Did anyone else see this and was I the only one who was, disappointingly, bored? (I think the kids of that commercial certainly wouldn't have stuck with it.) The narration was uniformly dull, a series of talking heads, interspersed with brief recreations. Also, the narration kept flashing back from his last day alive to his past. They spent a long time chatting about a theory that Lincoln could have possibly been gay because he had been known to travel and share beds with other men. Well, I suppose anything is possible; who knows if he didn't suffer bouts of depression because of such conflicted feelings in a day when gays were considered wicked? But just because he shared beds with other men while traveling and, at least once, the bed of a friend who had nowhere else for him to sleep? This used to be a very common thing on the American frontier: single men used to travel alone and often at inns there was only one bed and two or more men might share them. By that logic, any man who did so was gay and it's just not so.

(Actually, people sleeping two or more to a bed was pretty common up to and all through the Depression, with no sexual connotation involved. In an era where homes didn't have central heat, sharing a bed with a brother or sister or cousin kept everyone warm. I notice where old books talk about siblings and friends sharing beds, new filmed versions of those books always put them in separate beds. For instance, in the television version of What Katy Did, Katy and Clover have separate beds at boarding school, while in the book they—and all the other girls—shared a bed. Same thing with Rebecca and Emma Jane in Rebecca of Sunnybrook Farm. I always used to get a kick out of the kids' bedrooms in The Waltons because each of them had their own little bed. In Earl Hamner's original Spencer's Mountain and the sequel The Homecoming, the boys shared beds and the three girls slept in one bed.)
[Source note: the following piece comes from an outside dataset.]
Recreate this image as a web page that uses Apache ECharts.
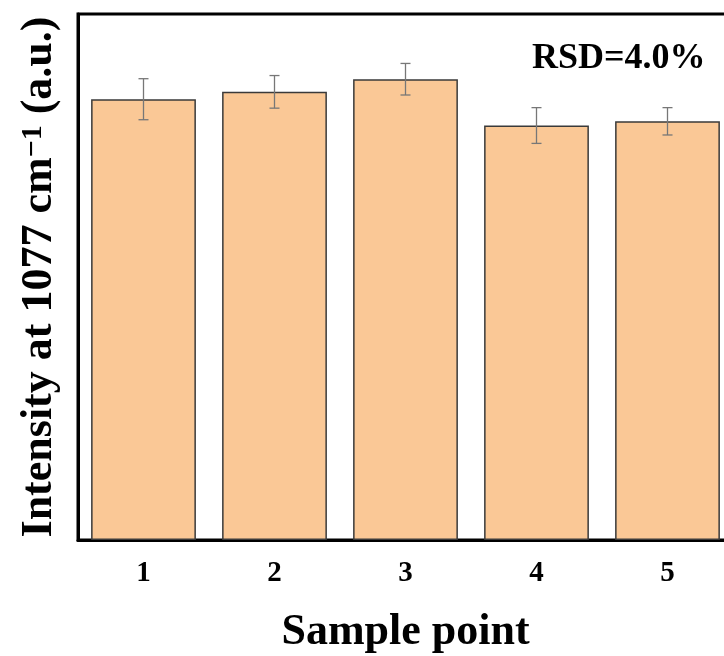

I finally switched channels to American Experience's portrait of Eleanor Roosevelt. A similar discussion was raised about Eleanor because of her close friendship with Lorena Hickok. Unlike Lincoln, there is evidence that Eleanor wrote "Hick" effusive, gushy "love" letters...but then Eleanor was the product of a time where you did write effusive, gushy "love" letters to not only your sweetheart, but to your good friends and children. If you have ever read any biographies of Theodore Roosevelt, you might have seen examples of affectionate letters his father sent to his daughters (Teddy's sisters) that could be construed today as hinting at pedophilia, but which were perfectly natural letters back then that doting daddies wrote to their children. Times change. Eleanor also wrote effusive letters to her bodyguard, Earl Miller, and her assistant, Joe Lash. Only Eleanor knew, and she took that to her grave with her. It seems an invasion of privacy to poke around like this after all these years.